Everybody is putting out lists of bests for 2007 (here’s one, here, here’s another, and here’s still another), and it looks like we’ll have more bests this year amongst our merry band of local bloggers than previously. This pleases me to no end, and not just because seeing other people making lists contributes to the justification of my own nascent obsession with lists.
Of all of them so far, I’m most intrigued by Tony’s list. Aside from his admonishment that we’ve all the collective taste of an empty Dixie cup (or something like that), what makes his list worth reading is that I’ve heard (of) so few of the albums listed (the ubiquitous Arcade Fire release excepted). My first reaction was something like, “Well, damn … who are these bands? Are you just trying to be Captain Obscurity?”
My second reaction, however, was better. After all, the man’s taste in beer has never steered me wrong, so why shouldn’t I give his taste in music the same courtesy?

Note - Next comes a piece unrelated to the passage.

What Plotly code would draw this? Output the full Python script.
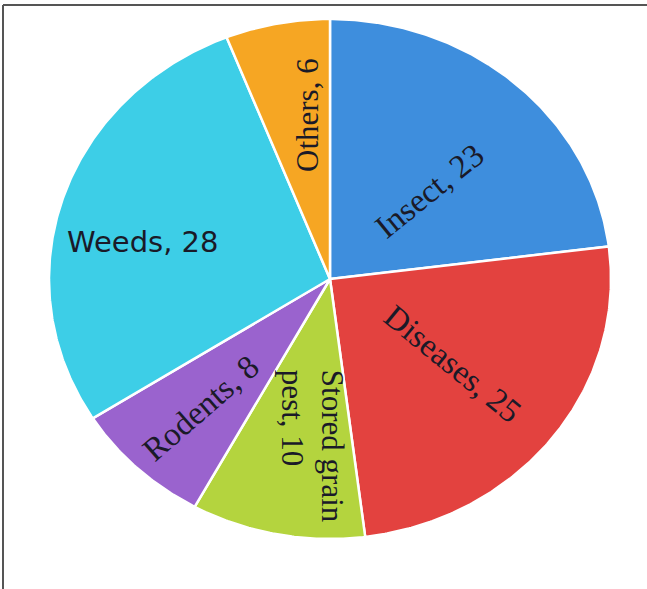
import math
import plotly.graph_objects as go

labels = ["Insect", "Diseases", "Stored grain pest", "Rodents", "Weeds", "Others"]
text_labels = ["Insect, 23", "Diseases, 25", "Stored grain<br>pest, 10", "Rodents, 8", "Weeds, 28", "Others, 6"]
values = [23, 25, 10, 8, 28, 6]

# styling
colors = ["#3E8EDD", "#E3423F", "#B4D43E", "#9A63CE", "#3DCEE7", "#F6A623"]
text_angles = [-39, 39, 90, -41, 0, -90]
label_frac = [0.49, 0.546, 0.645, 0.676, 0.68, 0.636]
label_shift = [4.6, -0.9, -5.1, -0.4, -5.9, 3.4]
label_fonts = ["Liberation Serif"] * 4 + ["DejaVu Sans"] + ["Liberation Serif"]
label_sizes = [33, 33, 31, 33, 29, 31]
label_align = ["center", "center", "left", "center", "center", "center"]

W, H = 647, 589
cx, cy, rx, ry = 330, 279, 281, 260

fig = go.Figure()
total = sum(values)
start = 0.0
annotations = []
for i, v in enumerate(values):
    a0 = start / total * 360
    a1 = (start + v) / total * 360
    n = max(int(a1 - a0) * 2, 8)
    xs, ys = [cx], [cy]
    for k in range(n + 1):
        t = math.radians(a0 + (a1 - a0) * k / n)
        xs.append(cx + rx * math.sin(t))
        ys.append(cy - ry * math.cos(t))
    xs.append(cx)
    ys.append(cy)
    fig.add_trace(go.Scatter(
        x=xs, y=ys, mode="lines", fill="toself", fillcolor=colors[i],
        line=dict(color="white", width=2.5), name=labels[i],
        hoverinfo="text", hoveron="fills", text=f"{labels[i]}: {v}", showlegend=False,
    ))
    mid = math.radians((a0 + a1) / 2 + label_shift[i])
    annotations.append(dict(
        x=cx + label_frac[i] * rx * math.sin(mid),
        y=cy - label_frac[i] * ry * math.cos(mid),
        xref="x", yref="y", text=text_labels[i], showarrow=False,
        textangle=text_angles[i], align=label_align[i],
        font=dict(family=label_fonts[i], size=label_sizes[i], color="#1a1a28"),
    ))
    start += v

fig.update_layout(
    width=W, height=H, autosize=False, margin=dict(l=0, r=0, t=0, b=0),
    paper_bgcolor="white", plot_bgcolor="white",
    xaxis=dict(range=[0, W], visible=False, fixedrange=True),
    yaxis=dict(range=[H, 0], visible=False, fixedrange=True),
    annotations=annotations,
    shapes=[
        dict(type="line", xref="x", yref="y", x0=3, x1=W, y0=5, y1=5,
             line=dict(color="#555555", width=2)),
        dict(type="line", xref="x", yref="y", x0=3, x1=3, y0=5, y1=H,
             line=dict(color="#555555", width=2)),
    ],
)
fig.write_html("out.html")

Thusly, I’ve decided to spend some time this week with as many of Mr Simon’s selections as possible, just to see what I’ve been missing. First up …
Battles, Mirrored. I wasn’t completely ignorant of Battles, though I didn’t know it. Their sound was a mystery, but I’d seen the album art during some visit to Pitchfork and liked it. It turns out that Pitchfork liked it, too. (The album, that is, not just the art.)
Mirrored shares a lot in common with another from my best of list, an album that sits in the top five. I’ll elaborate more when that one is revealed, but suffice it to say that the music that Battles is creating is way beyond what passes for rock or pop in 2007. On one track, Mirrored sounds like Yes circa Going For The One or Tormato, but on the next, the studio is invaded by Santa’s elves towing Gary Glitter in chains behind them.
It’s like someone sent Mirrored back in time from twenty years from now, an inevitable age where participatory rock and roll is no longer an entertaining novelty limited to Guitar Hero or Rock Band, but something simply expected of every artist by every listener. A future where every new CD can be mashed and reconstructed according to the listener’s whim. For instance, track four (”Tonto”) has little bits in it that sound like they were lifted directly from Miles Davis’s Bitches Brew, and though nobody will ever classify this album under jazz fusion, these dashes of Miles just work.
Not all of Mirrored works as well for me. The “dry heave” human percussion (it sounds just like that) of “Tij” is too distracting to be ignored in an otherwise good track. And maybe “Rainbow” — clocking in at 8 minutes and change — is just a bit too long, though that kind of track length does put them back into the early 70s Miles Davis camp.
All in all, Mirrored is good. Would I’ve put it on my list had I heard it earlier? Maybe. Is it too everybody’s taste? Probably not, but the kung-fu soundtrack funk of “Leyendecker” is worth the time to find, if nothing else.